The Wonderful Story of Henry Sugar, Perth Theatre *****
What a glorious tale for our times is Rob Drummond’s brilliant touring version of Roald Dahl’s The Wonderful Story of Henry Sugar, co-produced by Perth Theatre, Helen Milne Productions and the Roald Dahl Story Company. Set in a world of 19th century magic and conjuring deeply influenced both by Indian mysticism and by an explosion of new scientific theory, the show fits the intimate atmosphere of Perth Theatre like a glove, with Becky Minto’s gorgeous design, all gold pillars and red velvet drapes, taking up and intensifying the theme.
In this space, under Simon Wilkinson’s glowing saffron and gold light, we watch the unfolding story of a young Indian magician called Imrat Khan who possesses genuine mystical powers, an aggressive British woman doctor eager to build a stellar career on her investigation of his apparent magic, and Henry Sugar, a wealthy man who reads the doctor’s book about Khan and becomes fascinated and eventually changed by the techniques of meditation and insight he finds there.

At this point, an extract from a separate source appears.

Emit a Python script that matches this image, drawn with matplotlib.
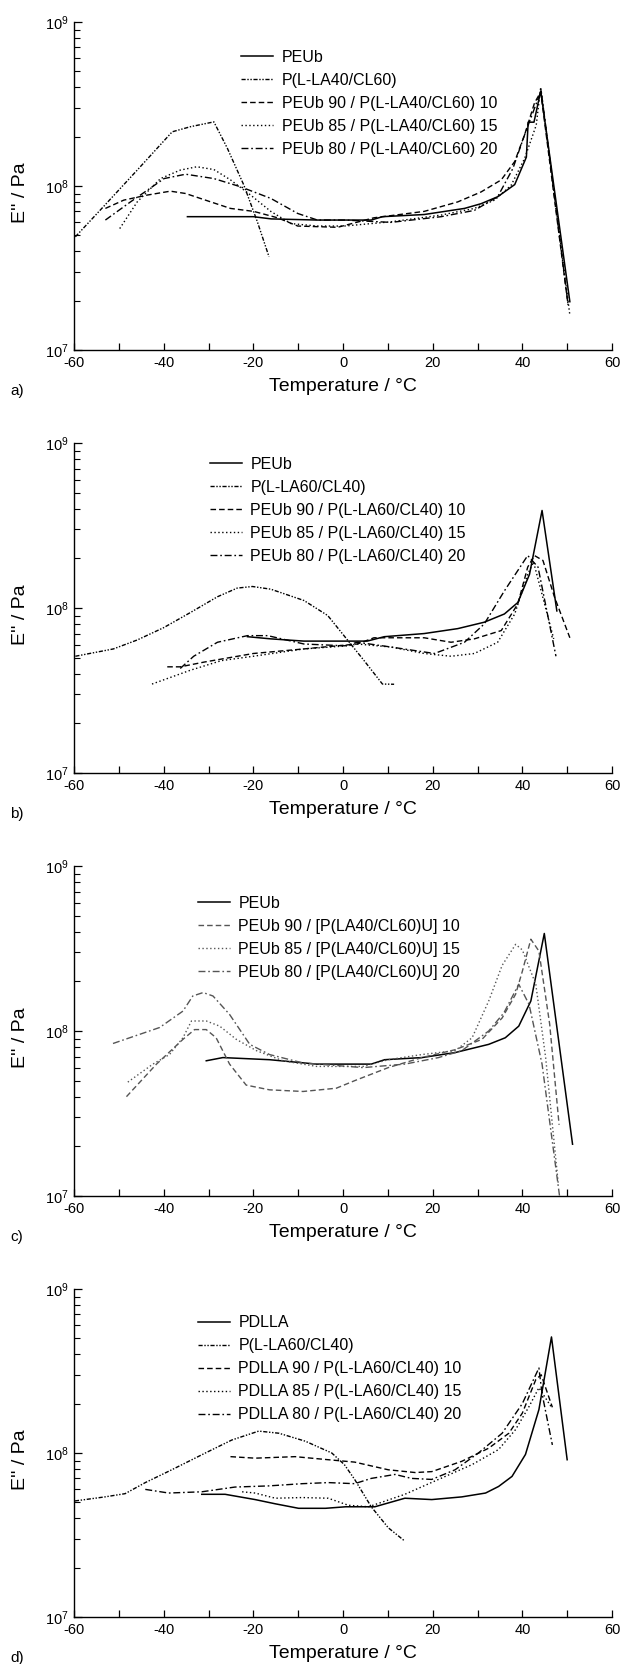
import matplotlib
matplotlib.use("Agg")
import math
import matplotlib.pyplot as plt
from matplotlib.ticker import FixedLocator, LogLocator, FuncFormatter, NullFormatter

plt.rcParams['font.family'] = ['Liberation Sans', 'DejaVu Sans']
plt.rcParams['axes.unicode_minus'] = False
plt.rcParams['mathtext.default'] = 'regular'

# ---- panel a) PEUb / P(L-LA40/CL60) ----
a_labels = ['PEUb', 'P(L-LA40/CL60)', 'PEUb 90 / P(L-LA40/CL60) 10',
            'PEUb 85 / P(L-LA40/CL60) 15', 'PEUb 80 / P(L-LA40/CL60) 20']
a_peub_T = [-34.7, -20, -16, -5.7, 6.3, 8.8, 18.1, 27.1, 30.8, 34.5, 38.3, 40.9, 41.3, 42.6, 44.1, 50.6]
a_peub_E = [6.5e7, 6.5e7, 6.3e7, 6.2e7, 6.2e7, 6.5e7, 6.7e7, 7.3e7, 7.8e7, 8.6e7, 1.02e8, 1.5e8, 2.45e8, 2.45e8, 3.8e8, 1.97e7]
a_cop_T = [-59.7, -53.4, -45.9, -38.1, -34, -28.8, -25.8, -22.1, -19.1, -16.5]
a_cop_E = [4.9e7, 7.5e7, 1.25e8, 2.14e8, 2.3e8, 2.46e8, 1.7e8, 1.01e8, 6.05e7, 3.7e7]
a_b90_T = [-53, -48.9, -43.7, -38.5, -35.1, -29.5, -25.1, -19.9, -14.6, -10.1, -1.2, 6.9, 18.1, 25.6, 30.8, 35.3, 38.3, 40.5, 42.7, 44.1, 50.2]
a_b90_E = [7.3e7, 8.2e7, 8.8e7, 9.3e7, 9.0e7, 8.0e7, 7.3e7, 7.0e7, 6.4e7, 5.7e7, 5.6e7, 6.4e7, 7.0e7, 8.0e7, 9.2e7, 1.09e8, 1.41e8, 2.05e8, 3.2e8, 3.75e8, 1.88e7]
a_b85_T = [-49.8, -45.9, -40.7, -36.3, -32.6, -28.8, -25.1, -20.6, -16.1, -11.6, -5.7, 0.3, 10.7, 21.9, 29.3, 33.8, 37.5, 40.5, 43.1, 44.1, 50.6]
a_b85_E = [5.5e7, 8.0e7, 1.11e8, 1.25e8, 1.31e8, 1.26e8, 1.09e8, 8.8e7, 7.0e7, 5.9e7, 5.7e7, 5.7e7, 6.05e7, 6.65e7, 7.3e7, 8.2e7, 1.01e8, 1.47e8, 2.35e8, 4.0e8, 1.63e7]
a_b80_T = [-53, -47.4, -39.9, -35.1, -28.8, -22.9, -16.1, -10.1, -5.7, 0.3, 10.7, 21.9, 29.3, 34.5, 37.9, 40.5, 43.5, 44.2, 50.2]
a_b80_E = [6.2e7, 8.0e7, 1.11e8, 1.18e8, 1.11e8, 9.9e7, 8.4e7, 6.8e7, 6.2e7, 6.2e7, 6.0e7, 6.5e7, 7.1e7, 8.6e7, 1.28e8, 2.05e8, 3.4e8, 3.8e8, 1.9e7]

# ---- panel b) PEUb / P(L-LA60/CL40) ----
b_labels = ['PEUb', 'P(L-LA60/CL40)', 'PEUb 90 / P(L-LA60/CL40) 10',
            'PEUb 85 / P(L-LA60/CL40) 15', 'PEUb 80 / P(L-LA60/CL40) 20']
b_peub_T = [-21.3, -16.1, -8.7, 0.3, 5.4, 9.2, 18.1, 25.6, 31.5, 36.0, 39.0, 41.6, 44.4, 47.7]
b_peub_E = [6.7e7, 6.5e7, 6.3e7, 6.3e7, 6.3e7, 6.7e7, 7.0e7, 7.5e7, 8.2e7, 9.2e7, 1.08e8, 1.6e8, 3.9e8, 9.6e7]
b_cop_T = [-59.7, -51.2, -45.9, -40.0, -34.0, -28.0, -23.6, -20.2, -16.1, -8.7, -3.4, 0.6, 4.7, 8.8, 11.4]
b_cop_E = [5.1e7, 5.65e7, 6.4e7, 7.6e7, 9.4e7, 1.17e8, 1.32e8, 1.35e8, 1.30e8, 1.11e8, 9.0e7, 6.6e7, 4.8e7, 3.46e7, 3.45e7]
b_b90_T = [-39.2, -36.3, -31.0, -20.0, -8.7, -4.3, 3.2, 6.9, 18.1, 24.1, 29.3, 35.3, 39.0, 41.2, 42.7, 44.6, 47.2, 50.6]
b_b90_E = [4.4e7, 4.4e7, 4.7e7, 5.3e7, 5.65e7, 5.8e7, 6.05e7, 6.6e7, 6.6e7, 6.2e7, 6.5e7, 7.3e7, 1.06e8, 1.77e8, 2.08e8, 1.94e8, 1.16e8, 6.6e7]
b_b85_T = [-42.6, -34.0, -27.1, -20.0, -8.7, 1.0, 3.2, 10.7, 18.1, 24.1, 29.3, 34.5, 38.3, 41.2, 42.5, 47.0]
b_b85_E = [3.46e7, 4.2e7, 4.8e7, 5.1e7, 5.65e7, 5.9e7, 6.05e7, 5.8e7, 5.3e7, 5.1e7, 5.3e7, 6.2e7, 9.2e7, 1.6e8, 1.9e8, 6.5e7]
b_b80_T = [-36.3, -33.3, -28.0, -21.3, -16.8, -8.7, 0.3, 3.2, 10.7, 20.4, 27.1, 31.5, 36.0, 41.2, 43.5, 47.5]
b_b80_E = [4.3e7, 5.1e7, 6.2e7, 6.8e7, 6.8e7, 6.05e7, 5.9e7, 6.2e7, 5.8e7, 5.3e7, 6.2e7, 8.0e7, 1.27e8, 2.08e8, 1.77e8, 5.1e7]

# ---- panel c) PEUb / [P(LA40/CL60)U] ----
c_labels = ['PEUb', 'PEUb 90 / [P(LA40/CL60)U] 10',
            'PEUb 85 / [P(LA40/CL60)U] 15', 'PEUb 80 / [P(LA40/CL60)U] 20']
c_peub_T = [-30.5, -26.8, -16.4, -5.9, 6.3, 9.3, 17.6, 25.0, 32.5, 36.2, 39.2, 41.9, 44.9, 51.2]
c_peub_E = [6.6e7, 6.9e7, 6.7e7, 6.3e7, 6.3e7, 6.7e7, 6.9e7, 7.4e7, 8.3e7, 9.1e7, 1.07e8, 1.52e8, 3.9e8, 2.06e7]
c_b90_T = [-48.3, -41.6, -35.7, -33.1, -30.5, -28.3, -25.3, -21.6, -16.4, -8.9, -1.5, 2.6, 10.1, 17.6, 25.0, 31.0, 35.5, 38.5, 40.0, 41.9, 43.7, 46.1, 48.2]
c_b90_E = [4.0e7, 6.3e7, 8.9e7, 1.02e8, 1.02e8, 9.1e7, 6.3e7, 4.7e7, 4.4e7, 4.3e7, 4.5e7, 5.0e7, 6.0e7, 6.9e7, 7.7e7, 8.9e7, 1.2e8, 1.67e8, 2.3e8, 3.6e8, 3.05e8, 1.1e8, 2.7e7]
c_b85_T = [-48.0, -42.4, -38.7, -35.7, -33.8, -30.5, -27.5, -23.8, -19.3, -13.4, -5.9, 4.5, 10.1, 17.6, 25.0, 28.8, 32.5, 35.5, 38.5, 40.0, 43.0, 45.2, 48.0]
c_b85_E = [4.9e7, 6.3e7, 7.2e7, 9.1e7, 1.15e8, 1.15e8, 1.07e8, 8.9e7, 7.6e7, 6.6e7, 6.1e7, 6.1e7, 6.7e7, 7.2e7, 7.6e7, 9.1e7, 1.52e8, 2.5e8, 3.35e8, 3.1e8, 1.92e8, 6.9e7, 1.2e7]
c_b80_T = [-51.3, -40.9, -35.7, -33.5, -31.2, -29.0, -25.3, -20.8, -16.4, -8.9, 4.5, 13.8, 21.3, 26.5, 32.5, 35.9, 39.2, 41.5, 44.4, 48.3]
c_b80_E = [8.4e7, 1.05e8, 1.32e8, 1.63e8, 1.71e8, 1.63e8, 1.26e8, 8.3e7, 7.2e7, 6.4e7, 6.0e7, 6.3e7, 6.9e7, 7.6e7, 1.0e8, 1.29e8, 1.92e8, 1.45e8, 6.3e7, 1.0e7]

# ---- panel d) PDLLA / P(L-LA60/CL40) ----
d_labels = ['PDLLA', 'P(L-LA60/CL40)', 'PDLLA 90 / P(L-LA60/CL40) 10',
            'PDLLA 85 / P(L-LA60/CL40) 15', 'PDLLA 80 / P(L-LA60/CL40) 20']
d_pdlla_T = [-31.5, -26.3, -19.6, -15.1, -9.9, -3.9, 0.6, 7.1, 13.8, 19.8, 26.5, 31.8, 34.7, 37.7, 40.7, 43.7, 46.5, 50.0]
d_pdlla_E = [5.6e7, 5.6e7, 5.2e7, 4.9e7, 4.6e7, 4.6e7, 4.7e7, 4.7e7, 5.3e7, 5.2e7, 5.4e7, 5.7e7, 6.25e7, 7.2e7, 9.8e7, 1.84e8, 5.1e8, 9.1e7]
d_cop_T = [-59.8, -53.1, -48.6, -44.1, -38.2, -30.7, -24.8, -18.8, -14.3, -8.4, -2.5, 0.3, 2.6, 6.3, 10.1, 13.8]
d_cop_E = [5.1e7, 5.4e7, 5.65e7, 6.6e7, 7.9e7, 1.0e8, 1.2e8, 1.36e8, 1.32e8, 1.18e8, 1.0e8, 8.5e7, 6.9e7, 4.7e7, 3.5e7, 2.9e7]
d_b90_T = [-25.1, -19.6, -10.7, -3.3, 2.6, 10.1, 16.1, 19.8, 26.5, 32.5, 37.0, 40.0, 43.0, 44.2, 46.7]
d_b90_E = [9.5e7, 9.3e7, 9.5e7, 9.1e7, 8.8e7, 7.9e7, 7.6e7, 7.7e7, 8.9e7, 1.07e8, 1.32e8, 1.75e8, 2.8e8, 3.0e8, 1.9e8]
d_b85_T = [-22.5, -19.6, -15.1, -9.1, -3.3, 1.2, 5.7, 13.8, 21.3, 28.8, 34.7, 38.5, 41.5, 43.7, 46.5]
d_b85_E = [5.8e7, 5.7e7, 5.3e7, 5.35e7, 5.3e7, 4.8e7, 4.7e7, 5.6e7, 6.9e7, 8.5e7, 1.05e8, 1.39e8, 1.92e8, 2.5e8, 1.9e8]
d_b80_T = [-44.1, -38.9, -31.5, -24.1, -16.6, -9.1, -3.3, 2.6, 6.3, 11.6, 15.3, 19.8, 25.0, 30.2, 35.5, 40.0, 43.7, 44.4, 46.7]
d_b80_E = [6.0e7, 5.7e7, 5.8e7, 6.2e7, 6.3e7, 6.5e7, 6.6e7, 6.5e7, 7.0e7, 7.4e7, 7.0e7, 6.9e7, 7.9e7, 1.0e8, 1.32e8, 2.0e8, 3.3e8, 2.3e8, 1.12e8]

# line styles: solid, dash-dot-dot, dashed, dotted, dash-dot
ls_solid = '-'
ls_cop = (0, (3, 1.2, 1, 1.2, 1, 1.2))
ls_dash = (0, (4, 2.2))
ls_dot = (0, (1, 1.8))
ls_dashdot = (0, (5, 2, 1.2, 2))

W, H = 623, 1664
fig = plt.figure(figsize=(W / 100, H / 100), dpi=100)

# axes boxes in pixels (top, bottom)
boxes = [(22, 350), (443, 773), (866, 1196), (1289, 1617)]
left_px, right_px = 74, 612
# legend upper-left anchors in axes fraction
leg_pos = [(0.31, 0.915), (0.252, 0.958), (0.23, 0.91), (0.23, 0.92)]

panels = [
    ('a)', a_labels, [(a_peub_T, a_peub_E, ls_solid), (a_cop_T, a_cop_E, ls_cop),
                      (a_b90_T, a_b90_E, ls_dash), (a_b85_T, a_b85_E, ls_dot),
                      (a_b80_T, a_b80_E, ls_dashdot)], 'black'),
    ('b)', b_labels, [(b_peub_T, b_peub_E, ls_solid), (b_cop_T, b_cop_E, ls_cop),
                      (b_b90_T, b_b90_E, ls_dash), (b_b85_T, b_b85_E, ls_dot),
                      (b_b80_T, b_b80_E, ls_dashdot)], 'black'),
    ('c)', c_labels, [(c_peub_T, c_peub_E, ls_solid), (c_b90_T, c_b90_E, ls_dash),
                      (c_b85_T, c_b85_E, ls_dot), (c_b80_T, c_b80_E, ls_dashdot)], '#555555'),
    ('d)', d_labels, [(d_pdlla_T, d_pdlla_E, ls_solid), (d_cop_T, d_cop_E, ls_cop),
                      (d_b90_T, d_b90_E, ls_dash), (d_b85_T, d_b85_E, ls_dot),
                      (d_b80_T, d_b80_E, ls_dashdot)], 'black'),
]

for i, (tag, labels, series, col) in enumerate(panels):
    top, bot = boxes[i]
    ax = fig.add_axes([left_px / W, 1 - bot / H, (right_px - left_px) / W, (bot - top) / H])
    for j, (T, E, ls) in enumerate(series):
        c = 'black' if j == 0 else col
        ax.plot(T, E, color=c, linestyle=ls, lw=1.1 if j == 0 else 1.0, label=labels[j])

    ax.set_yscale('log')
    ax.set_xlim(-60, 60)
    ax.set_ylim(1e7, 1e9)
    ax.spines['top'].set_visible(False)
    ax.spines['right'].set_visible(False)
    for s in ('left', 'bottom'):
        ax.spines[s].set_linewidth(1.0)

    ax.xaxis.set_major_locator(FixedLocator(range(-60, 61, 20)))
    ax.xaxis.set_minor_locator(FixedLocator(range(-50, 61, 20)))
    ax.yaxis.set_major_locator(LogLocator(base=10))
    ax.yaxis.set_minor_locator(LogLocator(base=10, subs=range(2, 10)))
    ax.yaxis.set_major_formatter(FuncFormatter(lambda v, p: r'$10^{%d}$' % round(math.log10(v))))
    ax.yaxis.set_minor_formatter(NullFormatter())
    ax.tick_params(axis='x', which='both', direction='in', length=5, width=0.9, labelsize=10.5, pad=4)
    ax.tick_params(axis='y', which='major', direction='in', length=6, width=0.9, labelsize=10.5, pad=4)
    ax.tick_params(axis='y', which='minor', direction='in', length=4, width=0.8)

    ax.set_xlabel('Temperature / °C', fontsize=14)
    ax.xaxis.set_label_coords(0.5, -0.085)
    ax.set_ylabel("E'' / Pa", fontsize=14)
    ax.yaxis.set_label_coords(-0.083, 0.48)
    ax.text(-0.118, -0.125, tag, transform=ax.transAxes, fontsize=11, ha='left', va='center')

    ax.legend(loc='upper left', bbox_to_anchor=leg_pos[i], frameon=False, fontsize=11.5,
              borderpad=0, borderaxespad=0, handlelength=2.0, handletextpad=0.55,
              labelspacing=0.5)

fig.savefig('out.png', dpi=100)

That’s not all, though; because Drummond’s version, magnificently directed by Ben Harrison, also adds a third layer of narrative, featuring a young 21st century would-be “influencer” called Mary, a restless teen in search of online subscribers, who hears Henry’s story and becomes profoundly changed by it.
Eve Buglass is superb as Mary, lost, funny and wise as only teenagers can be. Johndeep More, Rosalind Sydney and David Rankine turn in flawless performances as Khan, Dr Cartwright and Sugar, with strong support from Dave Fishley as Henry’s friend Michael; and the show captures the moment we live in with an exhilarating accuracy, as we stand between a world where we abuse our gifts in the pursuit of wealth that turns to ashes – or a future in which we learn from the meditative wisdom of the ages how to be in the joy of the moment, and to want less.
The pressures on teenagers and twentysomethings also feature strongly in New Zealand writer Uther Dean’s 2017 play Me and My Sister Tell Each Other Everything, now given its Scottish premiere at the Tron. Over 85 minutes, the play It tells the story of the relationship between younger sister Murph, who has suffered from depression and suicidal impulses from an early age; and “sensible” older sister Jos, who at 25 has achieved some semblance of a “normal” life with career and boyfriend, despite much unspoken grief and rage.
In terms of structure, Dean’s play sometimes seems more like an overstuffed holdall than a carefully packed work of art, racing from serious insights into the hell of suicidal depression, and its profound impact on loved ones, to hilarious memories of childhood showbiz turns in the local hall, luridly remembered dreams and constant fierce alternations of love and hatred between the sisters. As a woman who grew up with two sisters, I found some elements of this more convincing than others; the play arguably overworks its central doll’s house image, and could use a few deft cuts.
What’s undeniable, though, is the stunning quality of Kolbrun Bjort Sigfusdottir’s production, which features the magnificent Anna Russell Martin as Jos and brilliant Moorcroft author Eilidh Loan as Murph; playing out the exhausting but finally life-affirming twists and turns of their drama on a superb set by Jenny Booth, with AV design by Rob Jones – part doll’s house, part nightmare, part much-loved family home.
Henry Sugar is at Perth Theatre until 7 April, the Macrobert, Stirling, 7-10 April, and Eden Court, Inverness, 15-17 April. Me and My Sister is at the Tron Theatre, Glasgow until 2 April.